One: it is impossible to make any sensible assumptions about the level of state provision of pensions except that, given the age structure of the population in all industrial countries, it is unlikely to be sufficient to ensure a comfortable retirement.

Two: during a working life, one is likely to change jobs at least half a dozen times.

Three: at least one of those job changes will involve a period of self-employment.

Four: the balance of probability is that one will be unemployed for at least some months during a 40-year working life.

Five: there is an overwhelming probability that at the time of retirement at least one of one's previous employers will have gone out of business.

Six: it is impossible to know at what age one will want to retire, or indeed if one will retire at all.

Seven: there is reasonable possibility that some part of one's working life will be spent abroad.

Eight: one should be aware that social and political conditions in Britain (or indeed in any country) may change in such a way that one would want to emigrate permanently.
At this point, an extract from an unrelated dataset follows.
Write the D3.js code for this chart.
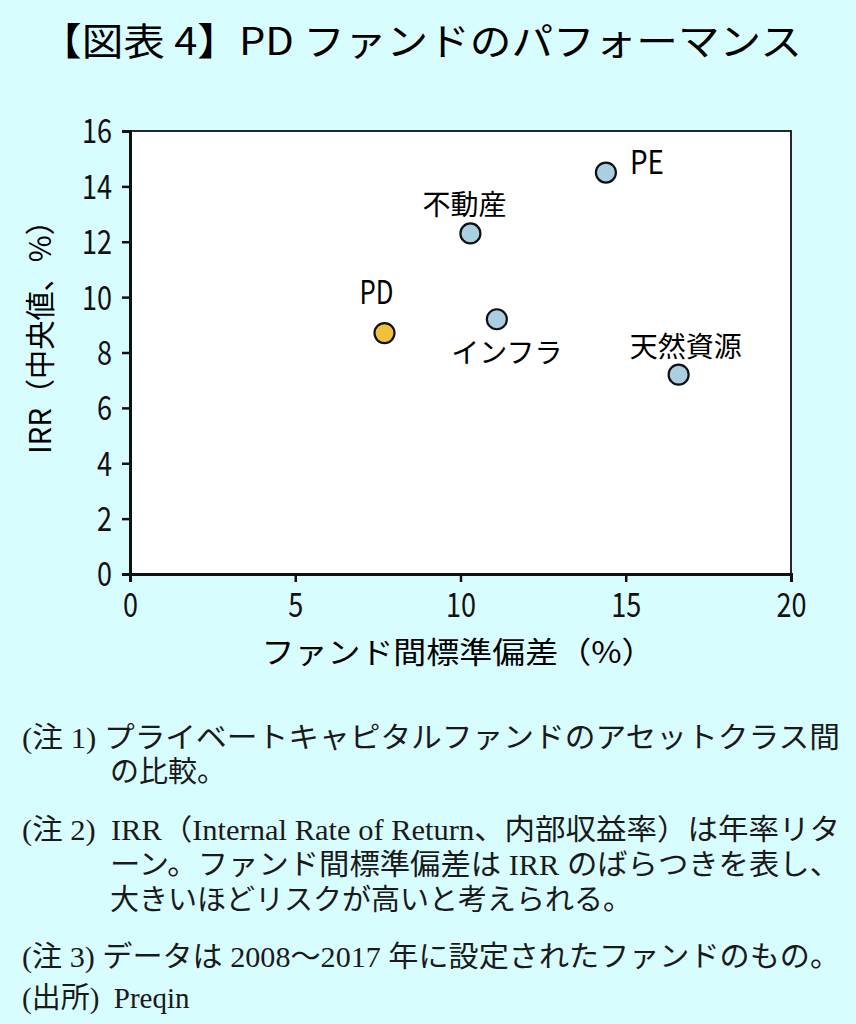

Nine: all large companies and public sector agencies are likely to reduce their workforce at some stage in the future, so that working for one carries a large risk of being made redundant before normal retirement age.

Ten: companies that are good at making soap flakes have no skill in making pensions.

Any one of those propositions ought to convince people at the start of their careers that they have to make private and personal commitment to their own pensions. The future is so uncertain that it is absurdly risky to rely on an employer, be that employer in the public or private sector. Yet the present system herds people into accepting a pension as a by-product of a job, something 'given' by employers as a reward for working for them.

If one were being really radical one would construct pensions legislation that required individuals to make their own provision, allowing companies to top up such provision if they so chose but not to choose the way in which they did it.

For example, one would either ban final salary pension schemes, for these distort the labour market for anyone over the age of 50 or at the very least allow people to convert on favourable terms into money-purchase schemes at any time. One would require companies that did run schemes to pay the same amount into a private pension of the choice of the employee, so that people were not forced to accept the pension product of the employer.

One would allow people to draw down a pension fund at a rate of their own choosing, or indeed to pass on any unused part of the pension fund to their heirs.

One would encourage people to have pension plans with several providers rather than one - one might be the employer, but this would be buttressed by many others. One would try to encourage people to take an interest in the investments in which their pension plan was placed so that the ownership of large corporations was more directly held by individuals.

Above all, one would try to encourage people to save. Quite aside from savings giving people a cushion in increasingly uncertain times, there is an economic case for trying to boost savings. Countries that save a lot almost always become richer more quickly than those that do not. Pension fund tax breaks are designed to do this. But Maxwell is not a great advertisement for this form of saving.

Arguably all this goes beyond the remit of the Goode Committee. But in 10 or 20 years' time the points made above will seem commonplace. Everyone will accept that individuals will make the main provision for their retirement, subject of course to the state's safety net for those who have failed for whatever reason to do so.

Everyone will accept that employment will have become a much more flexible concept, with a much higher proportion of people working part-time for periods of their life, and with many people not retiring as such but carrying on with some kind of post-retirement part-time occupation. The whole idea of a final salary, let alone a pension based on it, will have become archaic, for people will not suddenly retire and certainly not at their peak earnings.

So welcome the Goode Committee's work - but recognise that it is designed to cope with the Maxwells of the world, not the future pattern of work.